## [Your task]
Lines containing the word "matplotlib" are to be located and copied.

## [Input rows]

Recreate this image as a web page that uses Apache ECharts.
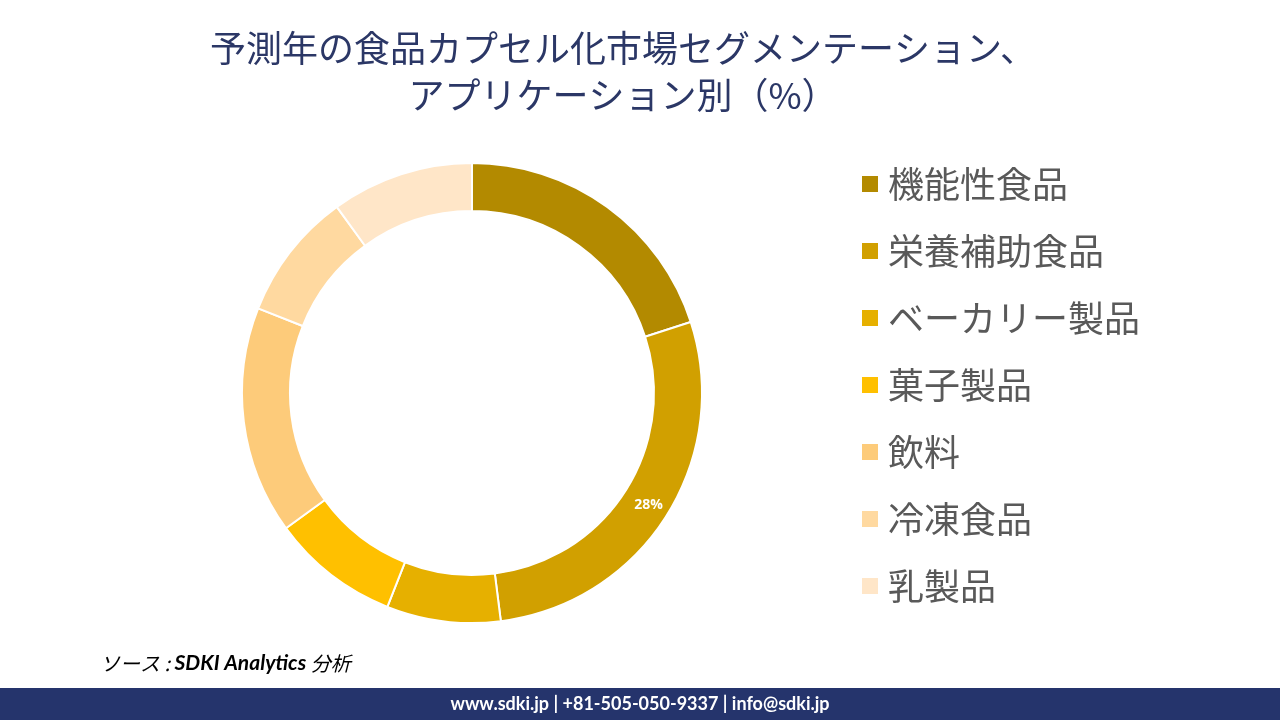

---

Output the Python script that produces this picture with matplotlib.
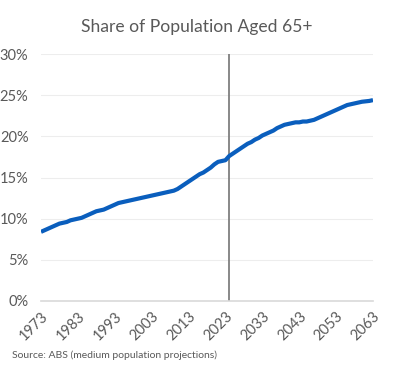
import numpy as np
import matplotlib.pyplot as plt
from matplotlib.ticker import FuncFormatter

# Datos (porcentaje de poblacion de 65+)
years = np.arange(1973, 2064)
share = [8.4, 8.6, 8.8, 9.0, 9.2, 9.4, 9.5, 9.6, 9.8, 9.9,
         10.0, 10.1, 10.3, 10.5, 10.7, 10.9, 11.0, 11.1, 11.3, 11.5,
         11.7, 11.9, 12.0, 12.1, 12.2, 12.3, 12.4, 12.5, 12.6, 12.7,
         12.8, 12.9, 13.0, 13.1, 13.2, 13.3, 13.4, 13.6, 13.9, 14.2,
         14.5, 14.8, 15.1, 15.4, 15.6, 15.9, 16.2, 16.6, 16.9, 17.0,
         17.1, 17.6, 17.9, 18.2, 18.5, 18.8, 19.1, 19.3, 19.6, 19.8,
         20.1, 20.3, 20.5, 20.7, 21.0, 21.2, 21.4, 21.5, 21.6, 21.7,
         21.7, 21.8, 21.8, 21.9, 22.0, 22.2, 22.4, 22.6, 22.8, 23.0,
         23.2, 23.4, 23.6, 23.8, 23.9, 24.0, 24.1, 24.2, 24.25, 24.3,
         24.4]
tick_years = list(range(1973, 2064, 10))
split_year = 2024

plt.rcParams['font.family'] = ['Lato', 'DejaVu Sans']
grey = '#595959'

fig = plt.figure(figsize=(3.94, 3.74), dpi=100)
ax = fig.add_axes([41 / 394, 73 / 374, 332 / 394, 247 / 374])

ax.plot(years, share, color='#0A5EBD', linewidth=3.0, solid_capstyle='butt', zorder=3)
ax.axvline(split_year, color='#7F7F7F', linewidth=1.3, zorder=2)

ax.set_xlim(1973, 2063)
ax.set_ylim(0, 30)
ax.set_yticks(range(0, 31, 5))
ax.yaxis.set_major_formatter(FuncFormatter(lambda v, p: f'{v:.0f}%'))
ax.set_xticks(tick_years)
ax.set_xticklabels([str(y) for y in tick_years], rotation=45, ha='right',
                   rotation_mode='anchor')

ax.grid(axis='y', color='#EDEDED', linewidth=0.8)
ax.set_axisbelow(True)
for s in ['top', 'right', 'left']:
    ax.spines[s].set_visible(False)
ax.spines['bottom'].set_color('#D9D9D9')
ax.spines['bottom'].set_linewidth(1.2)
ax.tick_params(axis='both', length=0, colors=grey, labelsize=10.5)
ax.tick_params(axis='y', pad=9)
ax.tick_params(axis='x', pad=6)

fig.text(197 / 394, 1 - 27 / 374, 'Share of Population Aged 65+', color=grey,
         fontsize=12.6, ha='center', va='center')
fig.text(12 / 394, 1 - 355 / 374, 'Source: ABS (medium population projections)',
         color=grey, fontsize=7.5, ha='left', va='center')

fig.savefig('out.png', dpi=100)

## [Task solution]
Output the Python script that produces this picture with matplotlib.
import matplotlib.pyplot as plt
from matplotlib.ticker import FuncFormatter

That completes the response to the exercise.